Desde a implantação da lei da Ficha Limpa, em 2012, o parlamentar perde os direitos de se candidatar por oito anos se renunciar depois de iniciada a instauração de processo no Conselho de Ética — até então, a elegibilidade só era perdida em caso da cassação. Nos dois casos – renúncia ou cassação, o parlamentar fica inelegível por oito anos. O voto aberto, por outro lado, impede que o parlamentar em questão seja ‘protegido’ por seus pares, que até recentemente não tinham a obrigação de expor publicamente sua posição.
Após a cassação de Donadon, em fevereiro deste ano, três deputados renunciaram antes de que fossem abertos processos de cassação. Neste caso em específico, eles não perdem o direito a se candidatar e se eleger novamente a um cargo público nas próximas eleições. “Agora, o maior medo do parlamentar envolvido com problemas é que o plenário siga o relatório desfavorável do Conselho, por isso ele renuncia antes, para não perder a elegibilidade”, diz Ricardo Izar Júnior. “Podemos dividir esta legislatura em duas fases: antes e depois da implantação do voto aberto. Antes, muitas vezes o Conselho de Ética aprovava um relatório pedindo a cassação, mas o parlamentar acabava absolvido pelo voto fechado”, completa. É o caso da deputada Jaqueline Roriz (PMN), absolvida pelos colegas em agosto de 2011, contra parecer do Conselho de Ética — Roriz apareceu em uma gravação recebendo dinheiro do delator do mensalão do DEM, Durval Barbosa.
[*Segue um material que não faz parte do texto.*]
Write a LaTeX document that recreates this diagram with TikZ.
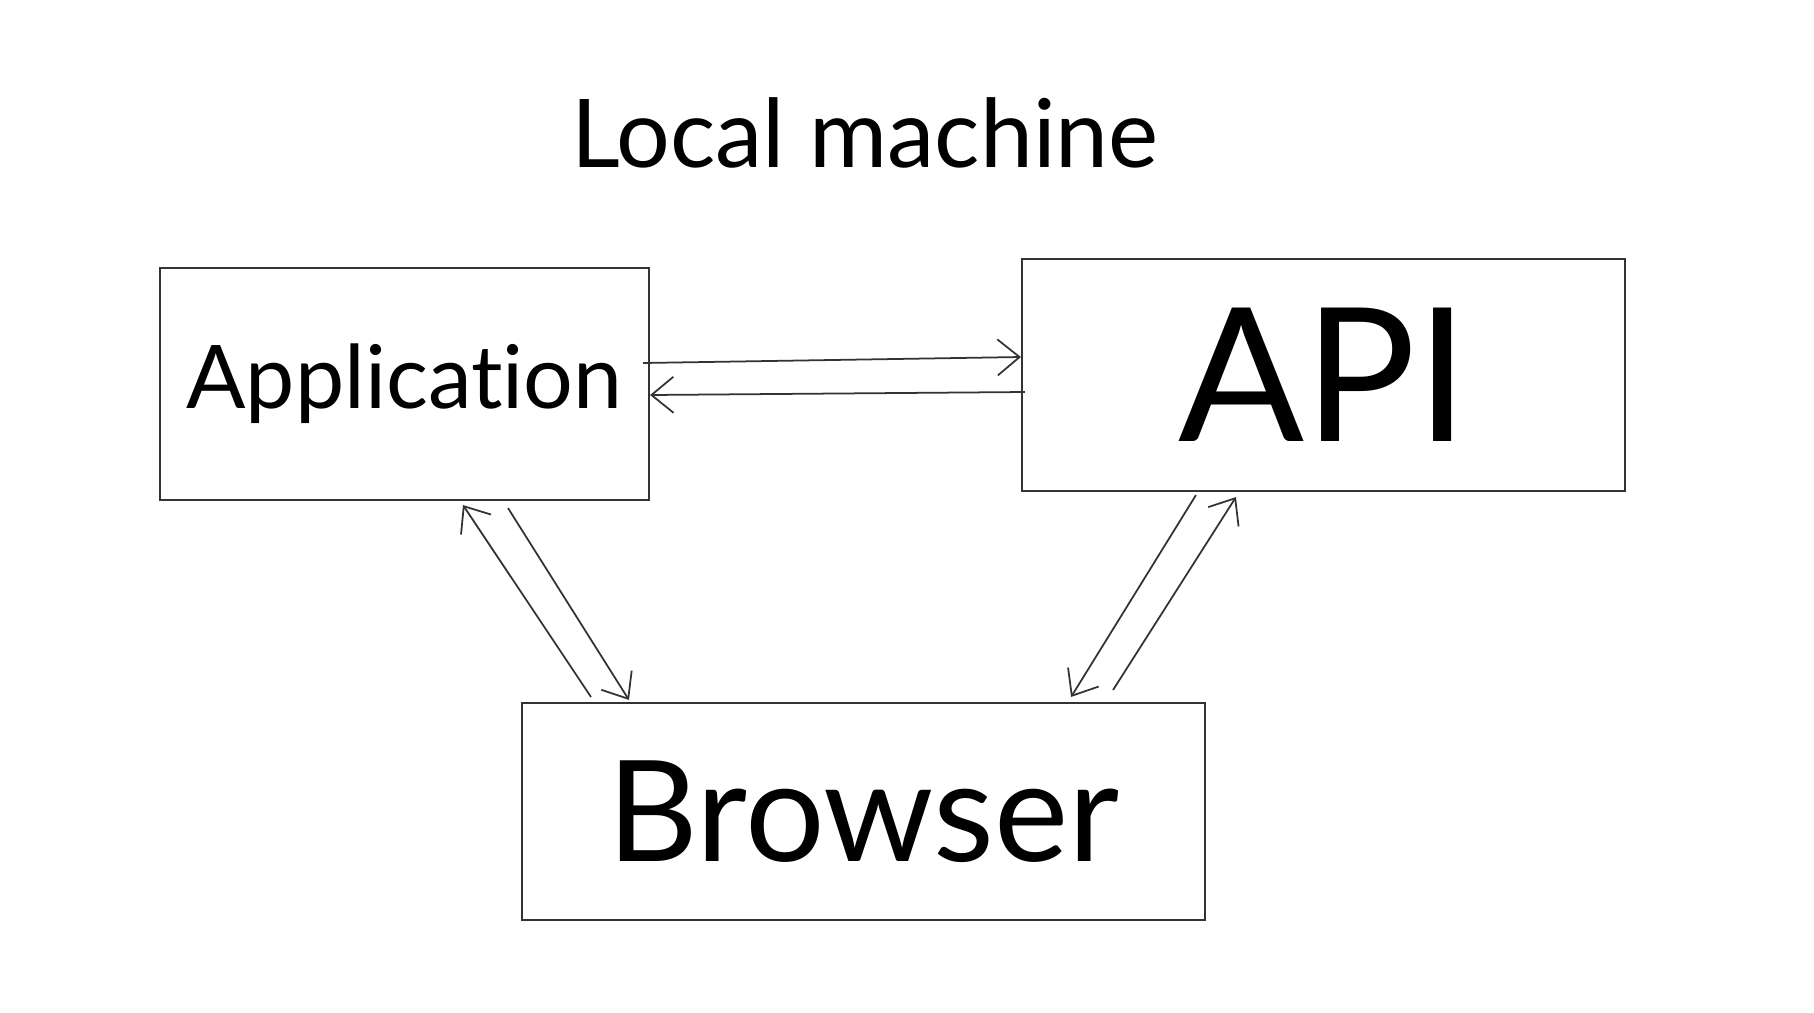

Desde que o Conselho foi criado, em 2001, apenas cinco dos 18 pareceres favoráveis a cassação foram seguidos pelo plenário, mostra levantamento do jornal Gazeta do Povo.
Agora que o voto é aberto, contudo, não há relatório do Conselho que seja confrontado em plenário. Neste ano, além da cassação de Donadon, os deputados endossaram a suspensão do mandato de Carlos Alberto Leréia (PSDB) por 90 dias — Leréia foi punido por manter relações próximas com o bicheiro Carlinhos Cachoeira. Apesar dos avanços, esta legislatura chegará ao fim antes que sejam encerrados processos de cassação importantes como o do deputado André Vargas (que integrava o PT e agora está sem partido), suspeito de envolvimento com o doleiro Alberto Youssef, Rodrigo Bethlem (PMDB), acusado de desvio de recursos enquanto secretário de Assistência Social da Prefeitura do Rio de Janeiro, e Luiz Argôlo (SD), que acaba de ter a cassação aprovada pelo Conselho de Ética também por relação com Youssef. Tudo por falta de tempo. O Conselho não pode convocar testemunhas, mas apenas convidar, o que leva a defesa dos investigados a usar todo o prazo de 90 dias para apresentar suas posições — isso sem falar nos recursos para atrasar o processo. Os parlamentares pretendem corrigir essas limitações com a aprovação de um relatório do deputado Vilson Covati (PP) sobre o novo regimento do Conselho. Se aprovado, o acusado não só será convidado, mas convocado, e a defesa pode ter menos tempo para apresentar seus argumentos. A expectativa é de que o texto seja apreciado na próxima reunião do grupo, nesta semana, antes de passar pela avaliação da Mesa Diretora da Câmara.